This morning upon awakening in a “mood” of snow and the cold, surrounded by a nostalgia of images–of sun dogs, and hoar frost, and the northern lights–I set out to once again exalt the singularly unique, lit-from-within beauty of dreaming. For the dreamtime never ceases to amaze me with its creative, infinite beauty–the way it’s always, always generating new images to freely give us, and how no two images are exactly the same. So, while searching through pictures of ice crystals, I stumbled upon many that were taken by William A. Bentley, better known as William “Snowflake” Bentley.

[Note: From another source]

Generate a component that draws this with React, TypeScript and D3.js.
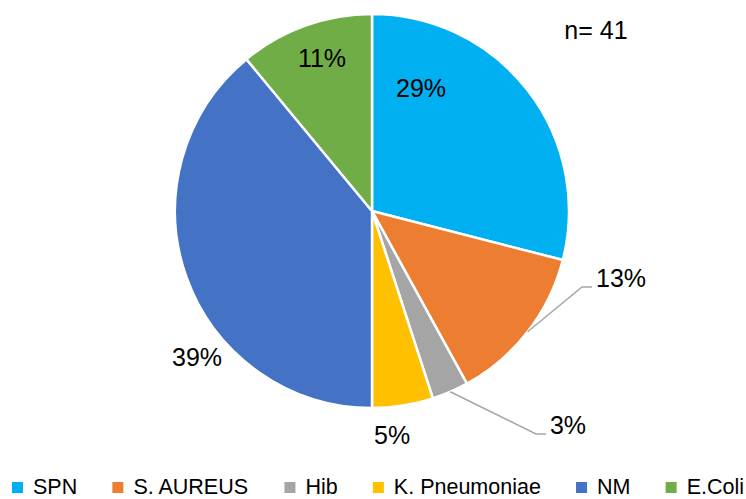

Snowflake Bentley was born in 1865 in Jericho, Vermont–an area known as the “Snowbelt,” with an annual snowfall of about 120 inches. He spent his life living and working on the family’s farm and was fascinated with the natural world that surrounded him.”But always, from the very beginning,” he said, “it was snowflakes that fascinated me most. The farm folks, up in this north country, dread the winter; but I was supremely happy, from the day of the first snowfall–which usually came in November–until the last one, which sometimes came as late as May.”
On his fifteenth birthday, William Bentley received a microscope. He spent the next two years in a small room at the back of the farmhouse peering through his microscope at ice crystals. He made hundreds of sketches of what he saw but was always disappointed with the results. One day he chanced to read that it was possible to take photographs through a microscope. Somehow, and with the help of his mother, he persuaded his father to buy him a bellows camera and a better microscope.
He experimented with the camera, the microscope, the dry plates (that were used at that time to record photographic images) and snow. He knew nothing about photography and endured failure after failure. But with patience and persistence and a genuine love of snow, on January 15, 1885, during a snowstorm, William Bentley made the first ever photomicrograph of an ice crystal.”The day that I developed the first negative made by this method, and found it good, I felt almost like falling on my knees beside that apparatus and worshipping it!” he said. “It was the greatest moment of my life.”
For the next 47 years, William Bentley went on to capture images of more than 5000 snowflakes! He was so good at it that almost no one bothered to photograph another snowflake for close to a 100 years. In an article that appeared in Popular Mechanics Magazine in 1922 entitled “Photographing Snowflakes,” he wrote: “Every snowflake has an infinite beauty which is enhanced by knowledge that the investigator will, in all probability, never find another exactly like it. Consequently, photographing these transient forms of Nature gives to the worker something of the spirit of a discoverer.”
Gives to the worker something of the spirit of a discoverer. This is exactly what it is to work with dreams! Like snowflakes, no two dreams (or dream images, for that matter) are exactly alike (even those that are referred to as “recurring” dreams). Isn’t this because no two dreamers are exactly alike? And yet every time we ask what a dream image “means” we forget this simple truth.
Like William Bentley with snowflakes, I too am “possessed with a great desire to show people something of the wonderful loveliness”–of dreams: the nature of dreaming. The good news is that with dreams no special equipment is required. All that’s needed is a dreamer and a heart that is willing to turn toward the light of dreams.
Now, no photograph of a snowflake has ever kept even a single snowflake from melting. So even though William Bentley fancied himself something of a “preserver” of snow, what he really did was to get us to take a much closer look. By inviting folks to look more closely, to see what he saw, William Bentley introduced the world to what he called “miracles of beauty.” Snow crystals were a kind of portal for him; they showed him the astounding beauty of Earth.
Dreams can likewise be a portal. It’s no use, however, trying to “preserve” dreams, if preservation means pressing dream images onto slides for viewing and photographing. And anyway, this would merely preserve a “record” of the dream. But if this record, like William Bentley’s photographs, invites us to take a closer look, if we are introduced to, and allowed to mingle with, the miracles of beauty in the dreamtime, and we set to work in a spirit of discovery, we may indeed find that this helps to keep the dream from melting altogether.
If, as “Snowflake” Bentley suggests, Nature combines her “greatest skill and artistry in the production of snowflakes” isn’t this also true of dreams? Of dreamers? In this season of miracles, whether one celebrates the miracle of light or the miracle of divine birth, or the miracles of unity and culture, is it not also worth celebrating that each and every one of us is a lit-from-within, unique and dreaming miracle of beauty, a masterpiece of design in Earth’s dream of us?